Masking, Meltdowns and Substance Use: The Hidden Cost of Hiding ADHD
July 2, 2025
Before you knew you had ADHD, you probably got good at pretending you didn’t.
You might have tried to seem “normal”, to act organised, to work twice as hard to keep up. To hide overwhelm, to swallow rejection, and to look calm while you were falling apart inside.
That’s masking, and it takes a huge toll on you mentally. This was my story for years. I was the person who always looked like they had it together, but inside I was drowning. Addiction, for me, wasn’t about partying too hard. It was the relief I got from dropping the mask, from not having to hold it all together for once.
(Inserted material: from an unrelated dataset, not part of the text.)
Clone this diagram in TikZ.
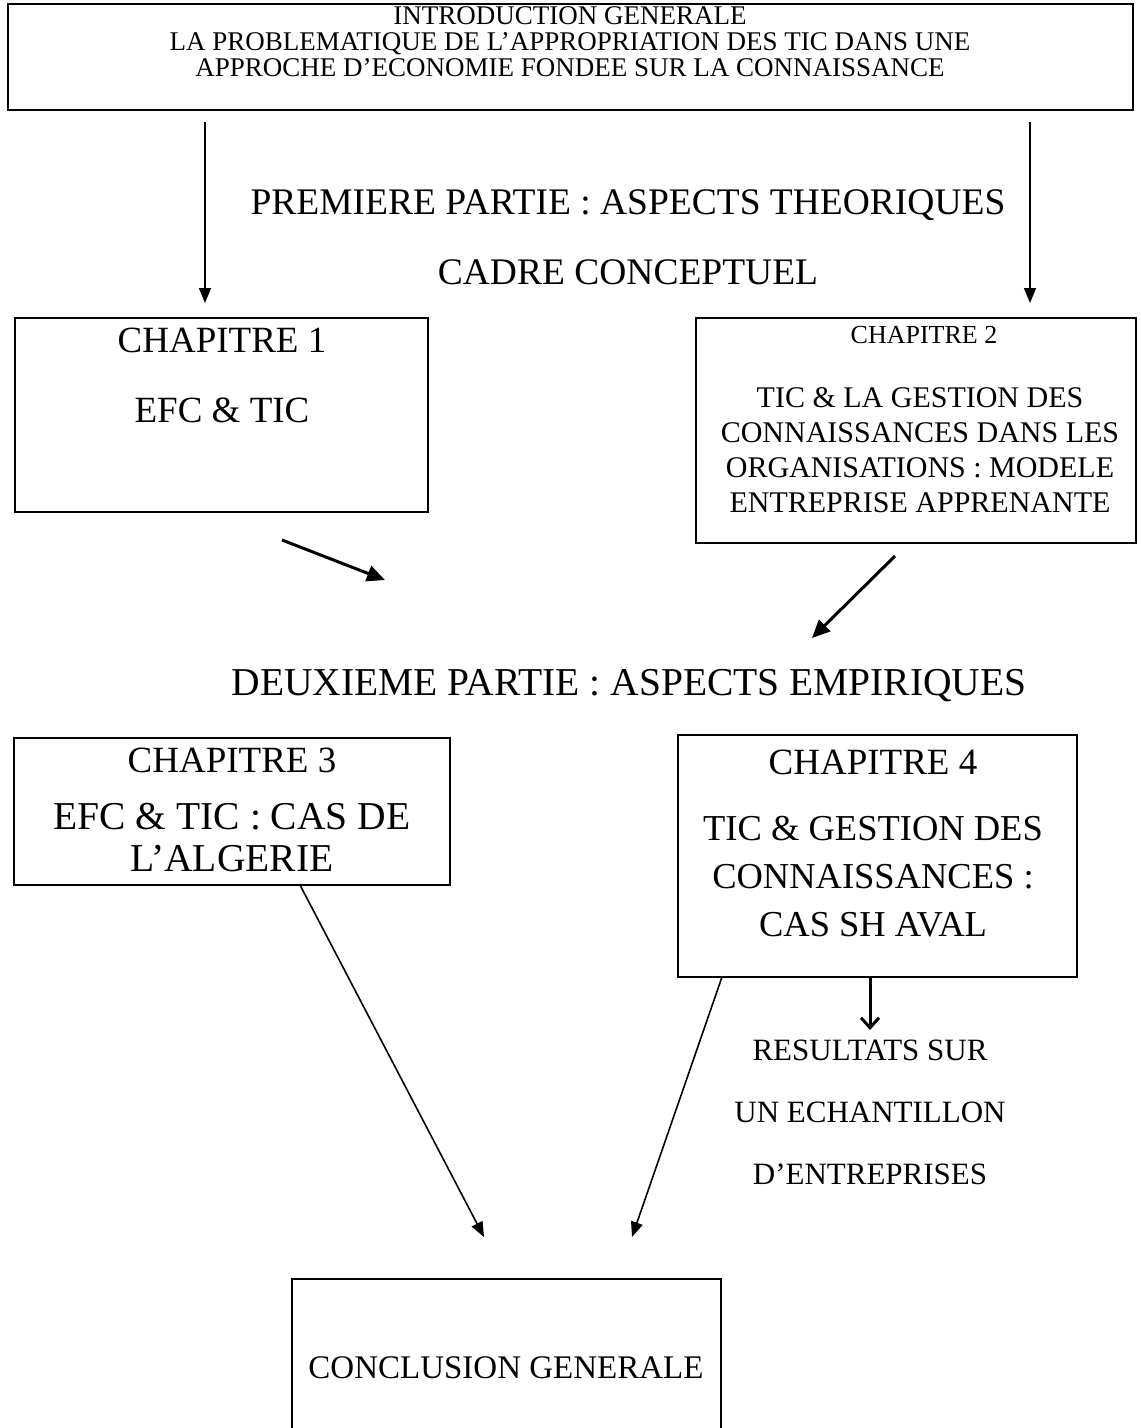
\documentclass[tikz,border=0pt]{standalone}
\usepackage{fontspec}
\setmainfont{Liberation Serif}
\usetikzlibrary{arrows.meta}
\begin{document}
\begin{tikzpicture}[x=1pt,y=-1pt,
  box/.style={draw, line width=2.5pt, inner sep=0pt, outer sep=0pt},
  txt/.style={inner sep=0pt, align=center},
  big/.style={txt, font=\fontsize{37}{42}\selectfont},
  mid/.style={txt, font=\fontsize{30}{35}\selectfont},
  small/.style={txt, font=\fontsize{26}{28}\selectfont},
  thin/.style={line width=1.6pt, -{Triangle[length=15pt,width=12pt]}},
  thick/.style={line width=3pt, -{Triangle[length=18pt,width=16pt]}},
  barb/.style={line width=3pt, -{Straight Barb[length=10pt,width=18pt,line width=3pt]}}
]
\useasboundingbox (0,0) rectangle (1141,1428);
\clip (0,0) rectangle (1141,1428);

% frames
\node[box, minimum width=1125, minimum height=106] (intro) at (570.5,57) {};
\node[box, minimum width=413, minimum height=194] (ch1) at (221.5,415) {};
\node[box, minimum width=440, minimum height=225] (ch2) at (916,430.5) {};
\node[box, minimum width=436, minimum height=147] (ch3) at (232,811.5) {};
\node[box, minimum width=399, minimum height=242] (ch4) at (877.5,856) {};
\node[box, minimum width=429, minimum height=181] (concl) at (506.5,1369.5) {};

% texts
\node[txt, font=\fontsize{27}{26}\selectfont] (introtxt) at (570,42)
  {INTRODUCTION GENERALE\\LA PROBLEMATIQUE DE L’APPROPRIATION DES TIC DANS UNE\\APPROCHE D’ECONOMIE FONDEE SUR LA CONNAISSANCE};
\node[big, font=\fontsize{37.5}{42}\selectfont] (part1) at (628,205) {PREMIERE PARTIE : ASPECTS THEORIQUES};
\node[big, font=\fontsize{37.5}{42}\selectfont] (cadre) at (628,272) {CADRE CONCEPTUEL};

\node[big] (ch1t) at (222,340) {CHAPITRE 1};
\node[big] (ch1b) at (222,410) {EFC \& TIC};

\node[small] (ch2t) at (924,335) {CHAPITRE 2};
\node[mid] (ch2b) at (920,450) {TIC \& LA GESTION DES\\CONNAISSANCES DANS LES\\ORGANISATIONS : MODELE\\ENTREPRISE APPRENANTE};

\node[big, font=\fontsize{39.5}{42}\selectfont] (part2) at (629,686) {DEUXIEME PARTIE : ASPECTS EMPIRIQUES};

\node[big] (ch3t) at (232,760) {CHAPITRE 3};
\node[big, font=\fontsize{39.5}{42}\selectfont] (ch3b) at (232,838) {EFC \& TIC : CAS DE\\L’ALGERIE};

\node[big] (ch4t) at (873,762) {CHAPITRE 4};
\node[big, font=\fontsize{36.5}{48}\selectfont] (ch4b) at (873,877) {TIC \& GESTION DES\\CONNAISSANCES :\\CAS SH AVAL};

\node[txt, font=\fontsize{31}{62}\selectfont] (res) at (870,1112) {RESULTATS SUR\\UN ECHANTILLON\\D’ENTREPRISES};

\node[txt, font=\fontsize{33}{40}\selectfont] (concltxt) at (506,1368) {CONCLUSION GENERALE};

% connector end points
\coordinate (xl) at (205,0);
\coordinate (xr) at (1030,0);
\coordinate (d1s) at (282,540);
\coordinate (d1e) at (385,580);
\coordinate (d2s) at (895,556);
\coordinate (d2e) at (812,638);
\coordinate (x4) at (870,0);
\coordinate (resarr) at (870,1030);
\coordinate (c3s) at (300,885);
\coordinate (c3e) at (484,1237);
\coordinate (c4s) at (722,977);
\coordinate (c4e) at (632,1237);

% connectors
\draw[thin, shorten <=12pt, shorten >=15pt] (intro.south -| xl) -- (ch1.north -| xl);
\draw[thin, shorten <=12pt, shorten >=15pt] (intro.south -| xr) -- (ch2.north -| xr);
\draw[thick] (d1s) -- (d1e);
\draw[thick] (d2s) -- (d2e);
\draw[barb] (ch4.south -| x4) -- (resarr);
\draw[thin] (c3s) -- (c3e);
\draw[thin] (c4s) -- (c4e);
\end{tikzpicture}
\end{document}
Here, I’m going to talk about how ADHD masking fuels burnout and addiction, how meltdowns are misunderstood, and what recovery looks like when you finally let yourself be seen.
What Is Masking?
Masking means consciously or unconsciously hiding parts of yourself to appear more acceptable.
ADHDers often mask by:
- Smiling when they’re overwhelmed
- Saying “I’m fine” instead of asking for help
- Over-apologising or people-pleasing
- Over-preparing, over-functioning, or overachieving
- Suppressing stimming, fidgeting or emotional reactions
- Pretending to understand when they’re lost or distracted
- Copying others’ behaviour to pass.
It can start young, at school, home, work, wherever we decide that our natural way of being was too much or not enough.
Over time, masking can disconnect you from your needs, emotions, and identity and that’s where addiction often steps in.
Looking back, I can see how early it started for me. Teachers praised me for being quiet and capable, while inside I was completely overwhelmed. I learned to push down every sign of struggle and substances became the only place I could let that pressure out.
How Masking Feeds Addiction
When you’re constantly pretending to be okay, substances can offer:
- Temporary relief from the pressure to perform
- A way to self-regulate in environments that don’t support you
- A break from emotional suppression
- A way to feel like yourself without judgement
- An escape from the loneliness of never being truly seen.
And because masking often delays diagnosis, you might spend years treating your ADHD symptoms with substances, without ever knowing that’s what you were doing.
For me, using wasn’t fun. I used so I could shut off the voice that told me to smile, behave and keep up. Addiction wasn’t the root problem, masking was.
What ADHD Meltdowns Really Are
When masking fails, and the pressure builds too high, many ADHDers experience what’s often misunderstood as “overreaction.”
But these are real, and valid, neurological responses:
Meltdowns
Sudden outbursts of emotion (crying, yelling, rage, shutdown) when overstimulated or emotionally flooded.
Shutdowns
Going completely silent, dissociating, or feeling paralysed, is often mistaken for avoidance or “not caring.”
Spirals
Obsessive replaying of events, panic about rejection, intense shame or self-blame.
These aren’t personality flaws. They’re the result of years of internal overload, and they’re often worsened by trying to act like everything’s fine. In recovery, unlearning shame around these responses is part of healing.
What Recovery Looks Like When You Start Unmasking
Recovery doesn’t just mean abstinence. It also means:
- Admitting when you’re not OK and not apologising for it
- Creating environments where you don’t have to hide your needs
- Using fidget toys, headphones, stims, silence, scripts – whatever helps you regulate
- Letting go of the idea that being high-functioning is the goal
- Reconnecting with your own preferences, boundaries and pace
- Allowing yourself rest, not just as a reward – it’s your right!
Unmasking in recovery means making your life feel safe enough to show up as you are, not as who you think you have to be.
It’s not always comfortable, but it’s far more sustainable. For me, unmasking has meant telling the truth about my limits, even when it feels uncomfortable. It’s meant learning that saying I need a break doesn’t make me weak – I’m human!
You Don’t Have to Perform to Belong
Addiction often begins in the space between who you are and who you’re pretending to be.
You are not a problem to solve. You are not a behaviour to manage. You are not too loud, too messy, too sensitive, or too inconsistent.
You’re an ADHD brain that never got the space it needed, until now. You’re allowed to take up space. You’re allowed to ask for help.
The best part of recovery for me has been this: I don’t have to act anymore. I get to be me (which means messy, inconsistent and emotional) and I still belong. That’s what makes recovery worth it.